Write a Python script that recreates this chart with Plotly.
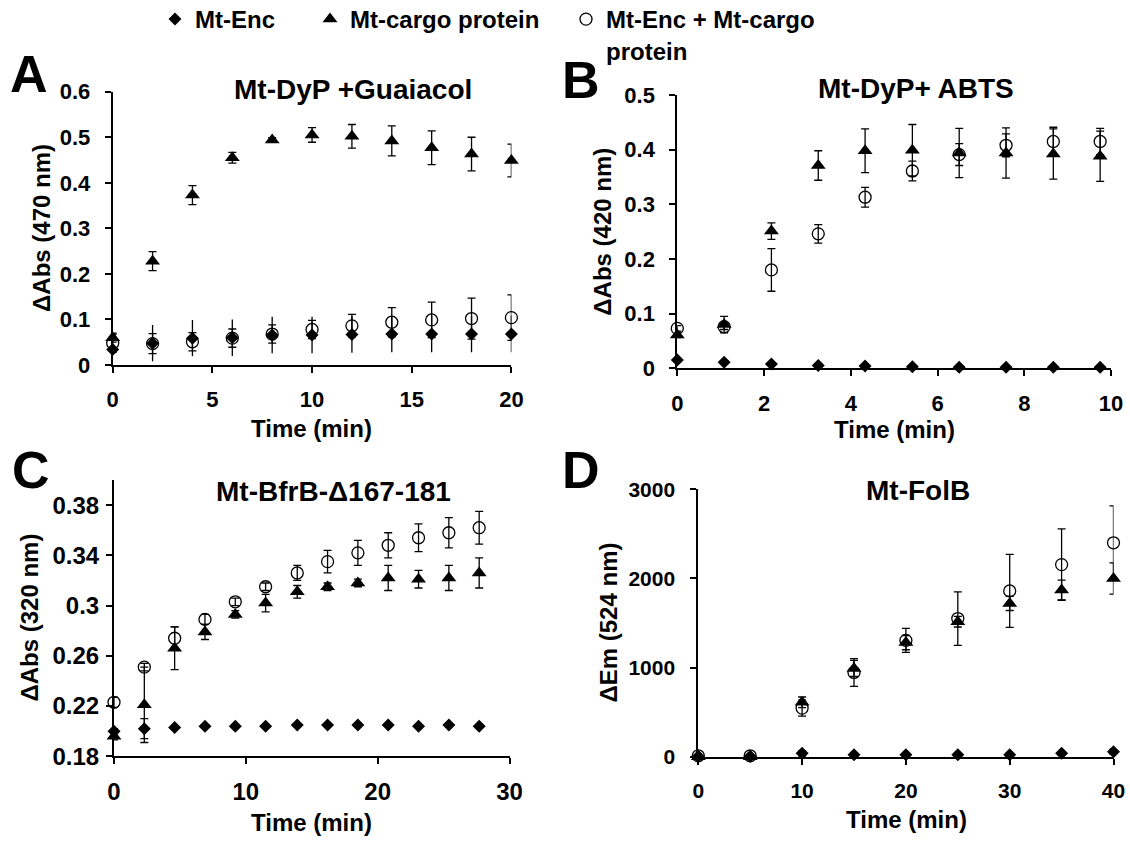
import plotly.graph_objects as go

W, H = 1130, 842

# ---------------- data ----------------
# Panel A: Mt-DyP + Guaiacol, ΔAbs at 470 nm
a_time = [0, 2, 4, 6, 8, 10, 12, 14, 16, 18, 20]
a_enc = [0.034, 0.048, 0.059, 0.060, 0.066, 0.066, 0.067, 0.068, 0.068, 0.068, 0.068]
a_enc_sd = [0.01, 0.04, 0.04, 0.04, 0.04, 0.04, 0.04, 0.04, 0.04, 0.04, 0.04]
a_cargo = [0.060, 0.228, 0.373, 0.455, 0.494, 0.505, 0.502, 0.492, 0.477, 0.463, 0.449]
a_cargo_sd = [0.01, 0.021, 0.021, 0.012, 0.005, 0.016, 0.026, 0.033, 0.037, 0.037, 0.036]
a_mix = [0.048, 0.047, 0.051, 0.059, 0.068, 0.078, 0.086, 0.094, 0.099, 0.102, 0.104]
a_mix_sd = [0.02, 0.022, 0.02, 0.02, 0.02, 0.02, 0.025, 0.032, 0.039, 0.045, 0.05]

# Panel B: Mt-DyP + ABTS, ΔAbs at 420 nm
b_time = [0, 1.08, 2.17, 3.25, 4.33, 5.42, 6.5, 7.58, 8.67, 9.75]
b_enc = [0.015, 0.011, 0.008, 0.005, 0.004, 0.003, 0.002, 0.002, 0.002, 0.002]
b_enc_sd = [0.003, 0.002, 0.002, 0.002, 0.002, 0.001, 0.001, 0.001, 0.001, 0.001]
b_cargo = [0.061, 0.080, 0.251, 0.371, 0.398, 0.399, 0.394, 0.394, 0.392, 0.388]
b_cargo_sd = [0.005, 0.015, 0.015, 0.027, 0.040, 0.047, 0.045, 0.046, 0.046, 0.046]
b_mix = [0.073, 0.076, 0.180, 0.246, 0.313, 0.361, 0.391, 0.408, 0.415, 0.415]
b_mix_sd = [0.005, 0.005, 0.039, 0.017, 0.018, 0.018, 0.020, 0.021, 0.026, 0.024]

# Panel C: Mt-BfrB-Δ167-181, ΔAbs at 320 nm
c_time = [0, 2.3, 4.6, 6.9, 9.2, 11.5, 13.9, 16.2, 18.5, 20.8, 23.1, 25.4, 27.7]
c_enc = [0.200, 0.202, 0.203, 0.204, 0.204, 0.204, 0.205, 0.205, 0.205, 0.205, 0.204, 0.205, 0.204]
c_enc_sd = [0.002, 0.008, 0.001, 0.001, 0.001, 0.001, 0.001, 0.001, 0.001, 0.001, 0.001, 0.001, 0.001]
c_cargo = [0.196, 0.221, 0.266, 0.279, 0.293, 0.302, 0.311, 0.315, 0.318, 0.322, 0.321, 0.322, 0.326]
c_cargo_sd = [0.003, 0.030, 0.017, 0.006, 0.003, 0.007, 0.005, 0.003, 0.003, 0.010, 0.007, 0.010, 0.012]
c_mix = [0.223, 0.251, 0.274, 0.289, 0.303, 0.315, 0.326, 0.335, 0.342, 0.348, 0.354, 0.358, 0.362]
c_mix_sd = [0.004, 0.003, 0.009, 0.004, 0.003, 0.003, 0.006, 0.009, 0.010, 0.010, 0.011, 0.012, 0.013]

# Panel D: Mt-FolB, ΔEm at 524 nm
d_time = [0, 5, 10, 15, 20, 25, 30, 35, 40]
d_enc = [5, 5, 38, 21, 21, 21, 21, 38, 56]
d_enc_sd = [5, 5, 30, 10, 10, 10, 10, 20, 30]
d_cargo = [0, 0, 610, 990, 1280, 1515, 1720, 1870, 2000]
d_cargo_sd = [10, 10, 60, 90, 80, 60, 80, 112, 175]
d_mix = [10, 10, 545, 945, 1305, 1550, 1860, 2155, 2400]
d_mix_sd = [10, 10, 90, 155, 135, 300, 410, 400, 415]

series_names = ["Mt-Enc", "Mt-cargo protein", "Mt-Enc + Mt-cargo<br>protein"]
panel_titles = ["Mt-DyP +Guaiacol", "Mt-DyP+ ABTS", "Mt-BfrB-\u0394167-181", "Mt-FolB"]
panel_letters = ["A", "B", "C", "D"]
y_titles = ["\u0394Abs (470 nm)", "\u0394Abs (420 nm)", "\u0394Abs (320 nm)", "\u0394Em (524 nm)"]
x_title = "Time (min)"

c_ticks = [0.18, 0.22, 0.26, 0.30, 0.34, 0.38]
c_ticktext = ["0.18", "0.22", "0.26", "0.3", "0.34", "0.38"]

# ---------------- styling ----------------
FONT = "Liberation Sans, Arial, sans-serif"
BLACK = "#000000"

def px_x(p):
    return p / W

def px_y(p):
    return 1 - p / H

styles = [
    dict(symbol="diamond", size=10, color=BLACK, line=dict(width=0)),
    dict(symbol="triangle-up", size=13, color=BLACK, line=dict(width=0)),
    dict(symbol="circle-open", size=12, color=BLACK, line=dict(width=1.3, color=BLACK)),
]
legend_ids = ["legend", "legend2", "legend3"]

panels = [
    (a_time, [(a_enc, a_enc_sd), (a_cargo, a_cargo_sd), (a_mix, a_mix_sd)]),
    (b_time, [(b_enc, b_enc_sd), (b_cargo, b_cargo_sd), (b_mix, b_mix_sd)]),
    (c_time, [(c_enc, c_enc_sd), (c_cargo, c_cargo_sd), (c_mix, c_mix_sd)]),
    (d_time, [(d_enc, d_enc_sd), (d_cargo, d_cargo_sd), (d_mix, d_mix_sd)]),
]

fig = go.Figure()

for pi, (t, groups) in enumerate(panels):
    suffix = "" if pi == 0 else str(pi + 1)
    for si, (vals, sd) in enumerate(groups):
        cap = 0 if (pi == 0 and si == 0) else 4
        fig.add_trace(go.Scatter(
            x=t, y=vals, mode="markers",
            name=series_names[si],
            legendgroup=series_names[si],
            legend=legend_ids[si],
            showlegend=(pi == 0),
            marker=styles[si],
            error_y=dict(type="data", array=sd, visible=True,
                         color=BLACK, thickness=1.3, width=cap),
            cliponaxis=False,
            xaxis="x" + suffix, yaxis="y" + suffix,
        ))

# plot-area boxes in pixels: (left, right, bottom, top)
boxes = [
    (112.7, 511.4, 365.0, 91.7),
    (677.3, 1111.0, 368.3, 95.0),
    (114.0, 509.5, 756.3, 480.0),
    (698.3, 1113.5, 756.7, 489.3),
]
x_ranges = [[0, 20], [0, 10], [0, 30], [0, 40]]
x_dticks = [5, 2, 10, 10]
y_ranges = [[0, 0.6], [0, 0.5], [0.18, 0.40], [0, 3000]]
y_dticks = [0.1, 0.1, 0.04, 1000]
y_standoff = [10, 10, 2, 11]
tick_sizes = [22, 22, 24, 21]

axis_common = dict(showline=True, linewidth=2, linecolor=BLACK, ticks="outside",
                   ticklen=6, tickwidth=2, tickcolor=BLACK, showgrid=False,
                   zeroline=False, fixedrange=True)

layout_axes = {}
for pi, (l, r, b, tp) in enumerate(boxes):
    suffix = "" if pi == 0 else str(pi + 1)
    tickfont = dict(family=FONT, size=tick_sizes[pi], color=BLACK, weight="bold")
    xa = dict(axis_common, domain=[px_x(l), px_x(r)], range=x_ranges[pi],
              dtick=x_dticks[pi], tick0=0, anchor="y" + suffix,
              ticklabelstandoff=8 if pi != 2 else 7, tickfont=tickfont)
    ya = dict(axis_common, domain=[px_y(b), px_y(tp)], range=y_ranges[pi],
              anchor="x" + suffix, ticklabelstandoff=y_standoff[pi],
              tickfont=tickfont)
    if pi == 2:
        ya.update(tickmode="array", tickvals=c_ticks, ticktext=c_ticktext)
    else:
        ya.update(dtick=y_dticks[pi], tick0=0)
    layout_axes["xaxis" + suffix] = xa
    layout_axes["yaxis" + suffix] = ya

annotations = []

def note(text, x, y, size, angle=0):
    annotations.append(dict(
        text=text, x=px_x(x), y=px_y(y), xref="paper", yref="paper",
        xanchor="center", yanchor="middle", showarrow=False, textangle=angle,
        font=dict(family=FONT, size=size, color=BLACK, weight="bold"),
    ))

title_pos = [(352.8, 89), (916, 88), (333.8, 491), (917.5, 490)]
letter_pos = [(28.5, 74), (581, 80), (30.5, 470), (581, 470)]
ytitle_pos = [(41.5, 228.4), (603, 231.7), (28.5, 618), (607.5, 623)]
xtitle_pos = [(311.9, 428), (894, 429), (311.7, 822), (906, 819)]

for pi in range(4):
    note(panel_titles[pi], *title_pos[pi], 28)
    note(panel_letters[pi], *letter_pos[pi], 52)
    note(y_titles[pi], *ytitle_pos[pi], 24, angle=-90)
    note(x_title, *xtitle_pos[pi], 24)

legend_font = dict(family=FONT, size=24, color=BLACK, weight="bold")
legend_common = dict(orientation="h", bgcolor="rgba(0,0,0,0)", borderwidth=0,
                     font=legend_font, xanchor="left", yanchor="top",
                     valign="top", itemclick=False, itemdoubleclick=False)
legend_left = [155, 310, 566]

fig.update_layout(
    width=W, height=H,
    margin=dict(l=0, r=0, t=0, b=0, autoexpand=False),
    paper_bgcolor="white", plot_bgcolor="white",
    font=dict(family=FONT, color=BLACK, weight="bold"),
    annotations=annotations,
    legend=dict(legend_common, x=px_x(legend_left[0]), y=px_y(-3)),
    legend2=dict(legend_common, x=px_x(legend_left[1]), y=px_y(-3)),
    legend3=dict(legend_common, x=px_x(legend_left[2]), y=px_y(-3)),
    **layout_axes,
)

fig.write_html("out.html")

● Given instruction:
Skip the pictures, please, and transcribe only the lines from the beginning of the material through the one that contains "0.039, 0.045, 0.05]".

● Correct output:
Write a Python script that recreates this chart with Plotly.
import plotly.graph_objects as go

W, H = 1130, 842

# ---------------- data ----------------
# Panel A: Mt-DyP + Guaiacol, ΔAbs at 470 nm
a_time = [0, 2, 4, 6, 8, 10, 12, 14, 16, 18, 20]
a_enc = [0.034, 0.048, 0.059, 0.060, 0.066, 0.066, 0.067, 0.068, 0.068, 0.068, 0.068]
a_enc_sd = [0.01, 0.04, 0.04, 0.04, 0.04, 0.04, 0.04, 0.04, 0.04, 0.04, 0.04]
a_cargo = [0.060, 0.228, 0.373, 0.455, 0.494, 0.505, 0.502, 0.492, 0.477, 0.463, 0.449]
a_cargo_sd = [0.01, 0.021, 0.021, 0.012, 0.005, 0.016, 0.026, 0.033, 0.037, 0.037, 0.036]
a_mix = [0.048, 0.047, 0.051, 0.059, 0.068, 0.078, 0.086, 0.094, 0.099, 0.102, 0.104]
a_mix_sd = [0.02, 0.022, 0.02, 0.02, 0.02, 0.02, 0.025, 0.032, 0.039, 0.045, 0.05]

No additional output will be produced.